The Supreme Court divided 5-4 in deciding the First Amendment’s establishment clause does not bar a school district from providing a sign language interpreter to a profoundly deaf high school student at the Catholic high school he attends.
Chief Justice William Rehnquist, joined by Justices Byron White, Antonio Scalia, Anthony Kennedy and Clarence Thomas, wrote the majority opinion in Zobrest v. Catalina Foothills School District.
“When the government offers a neutral service on the premises of a sectarian school as part of a general program that ‘is in no way skewed towards religion,'” wrote the Chief Justice, “it follows under our prior decisions that provision of that service does not offend the Establishment Clause.”
The opinion pointed out that the chief beneficiary of the aid would be Jim Zobrest, while any benefit accruing to the school would be incidental.
Citing the Court’s decisions in Mueller v. Allen (upholding a Minnesota law allowing taxpayers to deduct certain educational expenses even though a majority of the deductions were claimed by parents with children attending sectarian schools) and Witters v. Washington Dept. of Services for Blind (upholding state aid to a blind person studying at a private Christian college to become a pastor, missionary or youth director) Chief Justice Rehnquist noted that “we have consistently held that government programs that neutrally provide benefits to a broad class of citizens defined without reference to religion are not readily subject to an Establishment Clause challenge just because sectarian institutions may also receive an attenuated financial benefit.”
Justice Blackmun, joined by Justices David Souter, John Paul Stevens and Sandra Day O’Connor, wrote in dissent that the majority erred in deciding the constitutional question presented in Zobrest, arguing instead that the Court should have sent the case back to a lower court to consider the statutory and regulatory issues presented.
In Part II of his dissent Justice Blackmun, joined only by Justice Souter, wrote that provision of a state-employed sign-language interpreter to Jim Zobrest in his Catholic school would violate the Establishment Clause because the interpreter “would serve as a conduit for petitioner’s religious education” thereby involving government “in the teaching and propagation of religious doctrine.”
The Zobrest family was represented by the distinguished constitutional attomey, William Bentley Ball of Harrisburg, Pennsylvania, a former member of the Catholic League’s Board of Directors.
The Catholic League joined a broad based coalition which included the Christian Legal Social, the National Association of Evangelicals and the Association of Christian Schools International in filing a friend of the court brief on behalf of Jim Zobrest and his family.
The Zobrest case: Round two
While most readers will think that this decision in the United States Supreme Court marks the end of the Zobrests’ long and arduous quest for justice, you may be surprised to learn that the Zobrests may not have seen the last of courts and judges just yet.
Despite the high court win, there are still several legal questions to be settled regarding the specific statutes and regulations governing the provision of a sign language interpreter for Jimmy Zobrest.
Zobrest attorney William Bentley Ball – a nationally recognized authority on religious freedom rights who has served on the Catholic League board – argued the case through the court system for four years on a pro bono basis, waiving all of his fees.
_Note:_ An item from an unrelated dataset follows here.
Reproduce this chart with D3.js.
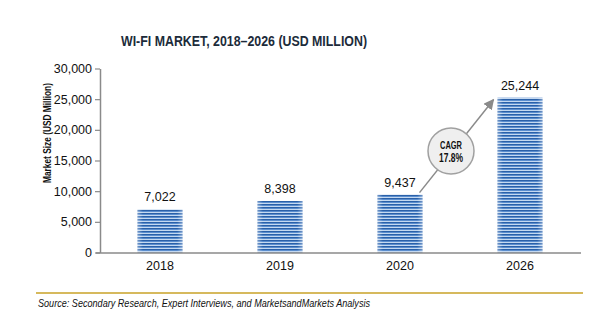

According to Ball, John Richardson (the attorney for the Catalina Foothills school district) has indicated that he would recommend trying to work out a settlement thus avoiding further litigation. The board has spent more than $90,000 on their attorneys and technically now owe fees to Ball.
Several stories on the Zobrest case have construed the decision as a major victory for school choice, but a careful reading of this very narrowly drawn decision may not sustain such a broad interpretation.
Douglas Kmiec, a law professor at Notre Dame, noted in a Chicago Tribune op-ed piece that the Zobrest decision suggests that “aid can only be successfully channeled to a religious entity through parents or students for highly limited purposes, not for the cost of the overall education program or teachers generally.” Kmiec also pointed out that Zobrest was a 5-4 decision, with retiring Justice White in the majority.
One of the happiest people in this story is, of course, Sandy Zobrest, Jimmy’s mother, who was inter- viewed shortly after the decision by Mary Benson of the Lakeshore Visitor, weekly of the diocese of Erie, Pennsylvania. Mrs. Zobrest made it clear that this was a fight for rights that required an enormous amount of energy and personal sacrifice, concluding, “If you don’t know your options, how can you fight for anything?”
And in Harrisburg, Pennsylvania, Attorney William Ball had his own special way of celebrating this important victory. After he called Sandy Zobrest with the good news he headed off to a nearby church to offer a prayer of thanks.